Ammonites are a common find in parts of the world as diverse as Morocco and Canada and they often are used as index fossils to help date unknown fossils found in the same strata. The Egyptians were familiar with ammonites, and named them after their god of life and procreation, Amon, who was often depicted with coiled ram's horns. However, it wasn't until the late 17th century that they were recognized as fossils.
Relation to the modern Chambered Nautilus
Though not all of them had a tightly coiled spiral shell, ammonites most closely resemble the modern chambered nautilus. Paleontologists theorize that the creature which possessed that shell was quite similar to the nautilus, with a soft body filling the last chamber and tentacles extending outside the shell. The other chambers could be filled with either fluids or gas, depending on whether the creature needed buoyancy or enough weight to sink deeper in the water. A central tube hints at the ability to propel itself by means of a concentrated stream of water, as does the modern squid. Ammonites are thought to have been predators, and to have been relatively quite intelligent -- able to learn and to take care of their offspring.

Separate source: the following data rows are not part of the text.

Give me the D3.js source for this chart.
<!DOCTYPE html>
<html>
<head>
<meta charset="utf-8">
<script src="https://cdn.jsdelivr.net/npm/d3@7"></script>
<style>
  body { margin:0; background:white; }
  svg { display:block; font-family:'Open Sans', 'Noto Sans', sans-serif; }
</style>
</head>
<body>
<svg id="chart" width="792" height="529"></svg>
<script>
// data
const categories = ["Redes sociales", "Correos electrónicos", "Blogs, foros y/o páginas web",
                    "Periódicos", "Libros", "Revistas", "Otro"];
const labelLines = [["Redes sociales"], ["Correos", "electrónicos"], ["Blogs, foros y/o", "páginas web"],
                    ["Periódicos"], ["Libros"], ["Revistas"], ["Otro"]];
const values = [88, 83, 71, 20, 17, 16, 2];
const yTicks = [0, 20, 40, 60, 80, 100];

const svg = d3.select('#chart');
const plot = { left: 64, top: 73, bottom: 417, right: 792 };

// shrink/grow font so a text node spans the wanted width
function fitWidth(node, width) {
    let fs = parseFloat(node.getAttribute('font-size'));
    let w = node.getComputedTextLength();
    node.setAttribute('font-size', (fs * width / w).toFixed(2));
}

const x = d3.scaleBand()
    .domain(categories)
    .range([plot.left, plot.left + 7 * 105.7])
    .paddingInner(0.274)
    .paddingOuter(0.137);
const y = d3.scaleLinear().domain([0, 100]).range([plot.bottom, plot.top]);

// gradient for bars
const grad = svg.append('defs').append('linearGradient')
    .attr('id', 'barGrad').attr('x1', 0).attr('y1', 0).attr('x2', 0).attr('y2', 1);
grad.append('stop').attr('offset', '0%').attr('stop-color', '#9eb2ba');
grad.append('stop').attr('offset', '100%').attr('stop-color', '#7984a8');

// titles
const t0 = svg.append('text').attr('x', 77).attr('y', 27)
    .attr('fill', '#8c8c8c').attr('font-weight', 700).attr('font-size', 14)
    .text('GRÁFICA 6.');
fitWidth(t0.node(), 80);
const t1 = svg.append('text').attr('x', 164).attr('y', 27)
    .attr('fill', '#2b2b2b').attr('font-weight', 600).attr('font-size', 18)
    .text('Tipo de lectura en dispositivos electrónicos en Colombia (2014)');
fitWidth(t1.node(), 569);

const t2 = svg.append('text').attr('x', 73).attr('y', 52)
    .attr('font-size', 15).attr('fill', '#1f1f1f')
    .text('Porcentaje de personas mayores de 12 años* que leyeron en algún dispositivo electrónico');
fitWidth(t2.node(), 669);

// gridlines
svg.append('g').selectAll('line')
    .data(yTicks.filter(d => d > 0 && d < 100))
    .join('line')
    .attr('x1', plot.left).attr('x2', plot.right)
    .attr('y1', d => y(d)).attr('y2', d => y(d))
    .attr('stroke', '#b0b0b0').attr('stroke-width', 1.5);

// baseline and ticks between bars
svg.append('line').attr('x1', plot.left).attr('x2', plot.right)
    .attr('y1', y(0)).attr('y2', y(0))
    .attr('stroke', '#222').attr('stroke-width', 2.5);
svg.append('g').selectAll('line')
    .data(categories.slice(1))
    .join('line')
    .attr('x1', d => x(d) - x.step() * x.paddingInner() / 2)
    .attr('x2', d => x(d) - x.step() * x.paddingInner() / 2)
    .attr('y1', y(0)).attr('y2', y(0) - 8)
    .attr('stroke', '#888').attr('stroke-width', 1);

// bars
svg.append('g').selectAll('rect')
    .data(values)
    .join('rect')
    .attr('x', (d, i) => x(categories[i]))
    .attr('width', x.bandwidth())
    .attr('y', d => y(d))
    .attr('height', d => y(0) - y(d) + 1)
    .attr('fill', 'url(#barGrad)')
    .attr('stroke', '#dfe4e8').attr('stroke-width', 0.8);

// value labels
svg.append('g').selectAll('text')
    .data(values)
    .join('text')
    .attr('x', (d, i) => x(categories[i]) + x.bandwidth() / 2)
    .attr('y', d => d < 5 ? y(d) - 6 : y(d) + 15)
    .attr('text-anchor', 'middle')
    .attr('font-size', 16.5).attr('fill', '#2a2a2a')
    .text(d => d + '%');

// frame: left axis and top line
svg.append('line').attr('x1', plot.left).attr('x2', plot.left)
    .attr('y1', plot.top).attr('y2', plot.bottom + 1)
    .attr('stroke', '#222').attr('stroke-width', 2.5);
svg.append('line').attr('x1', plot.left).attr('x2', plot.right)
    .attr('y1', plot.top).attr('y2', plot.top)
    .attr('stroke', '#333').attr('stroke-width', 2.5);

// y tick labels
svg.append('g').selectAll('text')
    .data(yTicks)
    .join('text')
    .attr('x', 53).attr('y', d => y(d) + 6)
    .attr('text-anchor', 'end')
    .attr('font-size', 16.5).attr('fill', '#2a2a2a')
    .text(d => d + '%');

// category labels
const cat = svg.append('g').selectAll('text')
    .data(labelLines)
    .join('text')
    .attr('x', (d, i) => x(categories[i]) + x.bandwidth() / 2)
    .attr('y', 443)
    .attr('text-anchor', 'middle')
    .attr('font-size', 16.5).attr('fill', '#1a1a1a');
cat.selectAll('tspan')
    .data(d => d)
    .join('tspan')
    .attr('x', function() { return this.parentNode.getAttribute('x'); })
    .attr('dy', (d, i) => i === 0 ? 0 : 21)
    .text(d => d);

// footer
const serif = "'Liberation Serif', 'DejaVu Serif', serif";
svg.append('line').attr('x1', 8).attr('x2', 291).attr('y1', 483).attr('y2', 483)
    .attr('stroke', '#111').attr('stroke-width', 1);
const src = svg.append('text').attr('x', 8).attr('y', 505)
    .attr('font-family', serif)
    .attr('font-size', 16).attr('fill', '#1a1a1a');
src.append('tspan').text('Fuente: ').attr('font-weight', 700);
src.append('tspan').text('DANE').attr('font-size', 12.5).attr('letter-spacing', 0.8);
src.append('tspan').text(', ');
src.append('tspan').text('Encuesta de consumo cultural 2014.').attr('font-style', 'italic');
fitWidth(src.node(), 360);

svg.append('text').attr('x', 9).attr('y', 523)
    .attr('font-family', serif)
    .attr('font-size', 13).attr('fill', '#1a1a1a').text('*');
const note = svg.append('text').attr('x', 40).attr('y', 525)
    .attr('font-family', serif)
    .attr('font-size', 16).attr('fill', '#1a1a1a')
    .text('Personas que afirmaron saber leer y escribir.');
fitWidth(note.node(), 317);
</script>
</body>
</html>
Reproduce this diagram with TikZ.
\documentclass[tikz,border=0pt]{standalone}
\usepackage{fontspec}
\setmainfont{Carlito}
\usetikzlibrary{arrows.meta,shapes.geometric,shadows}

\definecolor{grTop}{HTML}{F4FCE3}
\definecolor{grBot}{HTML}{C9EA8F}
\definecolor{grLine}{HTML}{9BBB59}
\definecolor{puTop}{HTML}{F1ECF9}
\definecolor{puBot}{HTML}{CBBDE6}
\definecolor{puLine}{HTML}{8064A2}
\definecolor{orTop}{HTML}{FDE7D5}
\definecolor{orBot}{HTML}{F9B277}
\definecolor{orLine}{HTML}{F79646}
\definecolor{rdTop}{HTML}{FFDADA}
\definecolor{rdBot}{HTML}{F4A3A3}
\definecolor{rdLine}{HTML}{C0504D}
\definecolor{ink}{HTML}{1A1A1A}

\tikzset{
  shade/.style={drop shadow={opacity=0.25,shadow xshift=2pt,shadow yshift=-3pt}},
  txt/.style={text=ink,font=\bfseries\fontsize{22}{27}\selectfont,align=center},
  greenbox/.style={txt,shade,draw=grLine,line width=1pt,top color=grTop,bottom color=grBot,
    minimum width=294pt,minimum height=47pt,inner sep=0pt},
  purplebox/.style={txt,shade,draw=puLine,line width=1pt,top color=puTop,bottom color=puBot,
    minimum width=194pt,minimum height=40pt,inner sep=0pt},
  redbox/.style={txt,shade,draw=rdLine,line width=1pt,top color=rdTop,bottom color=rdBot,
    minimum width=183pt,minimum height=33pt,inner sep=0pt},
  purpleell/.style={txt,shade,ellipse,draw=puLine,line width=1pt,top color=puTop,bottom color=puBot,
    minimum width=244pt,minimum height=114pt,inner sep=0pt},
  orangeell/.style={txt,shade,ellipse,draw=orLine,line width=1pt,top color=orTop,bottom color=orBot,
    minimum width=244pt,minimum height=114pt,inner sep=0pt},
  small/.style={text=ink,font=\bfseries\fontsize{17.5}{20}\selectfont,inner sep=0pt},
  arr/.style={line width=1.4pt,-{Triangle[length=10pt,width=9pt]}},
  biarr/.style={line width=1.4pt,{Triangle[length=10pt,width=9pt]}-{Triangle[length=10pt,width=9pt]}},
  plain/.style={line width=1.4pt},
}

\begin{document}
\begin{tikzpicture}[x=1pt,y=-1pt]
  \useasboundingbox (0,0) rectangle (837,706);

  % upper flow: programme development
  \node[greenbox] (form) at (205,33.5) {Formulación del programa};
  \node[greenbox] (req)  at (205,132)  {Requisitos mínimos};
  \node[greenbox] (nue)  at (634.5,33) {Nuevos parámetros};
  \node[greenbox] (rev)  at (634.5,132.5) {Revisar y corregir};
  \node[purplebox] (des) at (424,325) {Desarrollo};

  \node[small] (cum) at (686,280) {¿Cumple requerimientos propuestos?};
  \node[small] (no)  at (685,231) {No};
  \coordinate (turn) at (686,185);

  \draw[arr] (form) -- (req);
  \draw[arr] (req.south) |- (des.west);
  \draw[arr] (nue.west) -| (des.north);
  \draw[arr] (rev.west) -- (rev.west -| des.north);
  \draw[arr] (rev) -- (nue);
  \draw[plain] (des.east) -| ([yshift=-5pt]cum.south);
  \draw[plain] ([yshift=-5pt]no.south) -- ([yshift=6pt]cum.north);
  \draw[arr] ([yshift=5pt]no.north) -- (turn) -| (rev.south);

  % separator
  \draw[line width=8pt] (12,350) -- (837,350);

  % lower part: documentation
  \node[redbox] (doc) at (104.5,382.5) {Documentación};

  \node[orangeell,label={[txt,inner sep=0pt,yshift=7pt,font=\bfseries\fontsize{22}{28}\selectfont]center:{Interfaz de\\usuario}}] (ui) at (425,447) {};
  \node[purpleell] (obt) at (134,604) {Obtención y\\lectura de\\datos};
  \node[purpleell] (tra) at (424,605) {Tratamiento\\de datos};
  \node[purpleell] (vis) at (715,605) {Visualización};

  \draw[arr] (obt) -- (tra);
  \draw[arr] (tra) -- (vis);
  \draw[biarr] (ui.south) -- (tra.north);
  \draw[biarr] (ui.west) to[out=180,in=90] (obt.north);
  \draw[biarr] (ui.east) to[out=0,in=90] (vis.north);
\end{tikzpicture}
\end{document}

An important difference between the chambered nautilus and ammonites is the appearance of the septa, the divisions between the shell's chambers. Nautiloids show a simple curve in cross-section, and the sutures -- the connections between septa and shell -- are also simple. The septa of the ammonoids tend to be more complex, and ammonite specimens whose shells have worn away will show an intricately folded suture pattern. The complex sutures gave more strength to the thin shell and incidentally has provided paleontologists with a good way to identify a particular species.
Many ammonite specimens have an iridescent surface. This is original shell material, not a mineral replacement, although it is in part mineral. The shells consist of alternating layers of conchilin, a protein, and aragonite, a carbonate closely related to calcite. Calcite itself is often found in ammonites as a replacement mineral as are pyrite (also known as fool's gold), agate, and jasper. The processes of permineralization and petrifaction can produce spectacularly beautiful specimens where the inner chambers are filled with a pastel calcite or quartz mineral, and the septa have been replaced with shining pyrite.